Given data =
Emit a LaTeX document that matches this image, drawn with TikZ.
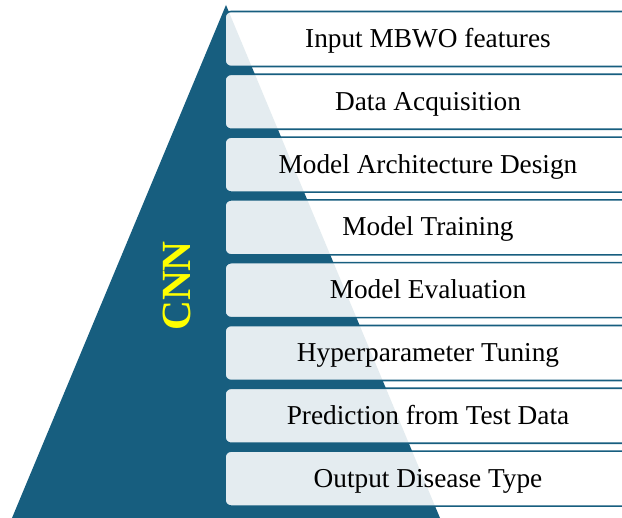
\documentclass[tikz,border=0pt]{standalone}
\usepackage{fontspec}
\setmainfont{Liberation Serif}
\definecolor{pyrblue}{RGB}{23,94,127}
\definecolor{cnnyellow}{RGB}{255,255,0}
\begin{document}
\begin{tikzpicture}[x=1pt,y=-1pt,
  stagebox/.style={draw=pyrblue, line width=1.6pt, fill=white, fill opacity=0.885, text opacity=1,
    rounded corners=6pt, minimum width=406pt, minimum height=55pt, inner sep=0pt,
    font=\fontsize{27.3}{32}\selectfont, text height=24pt, text depth=7pt, text=black}]
\useasboundingbox (0,0) rectangle (622,518);
\clip (0,0) rectangle (622,518);
% pyramid
\fill[pyrblue] (226,5) coordinate (apex) -- (440,518) coordinate (bright) -- (12,518) coordinate (bleft) -- cycle;
% label
\node[rotate=90, text=cnnyellow, font=\fontsize{41.5}{48}\selectfont\bfseries, inner sep=0pt] (cnn) at (177,286) {CNN};
% stages
\node[stagebox] (s1) at (428,39.0) {Input MBWO features};
\node[stagebox] (s2) at (428,101.8) {Data Acquisition};
\node[stagebox] (s3) at (428,164.6) {Model Architecture Design};
\node[stagebox] (s4) at (428,227.4) {Model Training};
\node[stagebox] (s5) at (428,290.2) {Model Evaluation};
\node[stagebox] (s6) at (428,353.0) {Hyperparameter Tuning};
\node[stagebox] (s7) at (428,415.8) {Prediction from Test Data};
\node[stagebox] (s8) at (428,478.6) {Output Disease Type};
\end{tikzpicture}
\end{document}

Exercise description = Except for the pictures, give all the material above again verbatim.

The solution =
Emit a LaTeX document that matches this image, drawn with TikZ.
\documentclass[tikz,border=0pt]{standalone}
\usepackage{fontspec}
\setmainfont{Liberation Serif}
\definecolor{pyrblue}{RGB}{23,94,127}
\definecolor{cnnyellow}{RGB}{255,255,0}
\begin{document}
\begin{tikzpicture}[x=1pt,y=-1pt,
  stagebox/.style={draw=pyrblue, line width=1.6pt, fill=white, fill opacity=0.885, text opacity=1,
    rounded corners=6pt, minimum width=406pt, minimum height=55pt, inner sep=0pt,
    font=\fontsize{27.3}{32}\selectfont, text height=24pt, text depth=7pt, text=black}]
\useasboundingbox (0,0) rectangle (622,518);
\clip (0,0) rectangle (622,518);
% pyramid
\fill[pyrblue] (226,5) coordinate (apex) -- (440,518) coordinate (bright) -- (12,518) coordinate (bleft) -- cycle;
% label
\node[rotate=90, text=cnnyellow, font=\fontsize{41.5}{48}\selectfont\bfseries, inner sep=0pt] (cnn) at (177,286) {CNN};
% stages
\node[stagebox] (s1) at (428,39.0) {Input MBWO features};
\node[stagebox] (s2) at (428,101.8) {Data Acquisition};
\node[stagebox] (s3) at (428,164.6) {Model Architecture Design};
\node[stagebox] (s4) at (428,227.4) {Model Training};
\node[stagebox] (s5) at (428,290.2) {Model Evaluation};
\node[stagebox] (s6) at (428,353.0) {Hyperparameter Tuning};
\node[stagebox] (s7) at (428,415.8) {Prediction from Test Data};
\node[stagebox] (s8) at (428,478.6) {Output Disease Type};
\end{tikzpicture}
\end{document}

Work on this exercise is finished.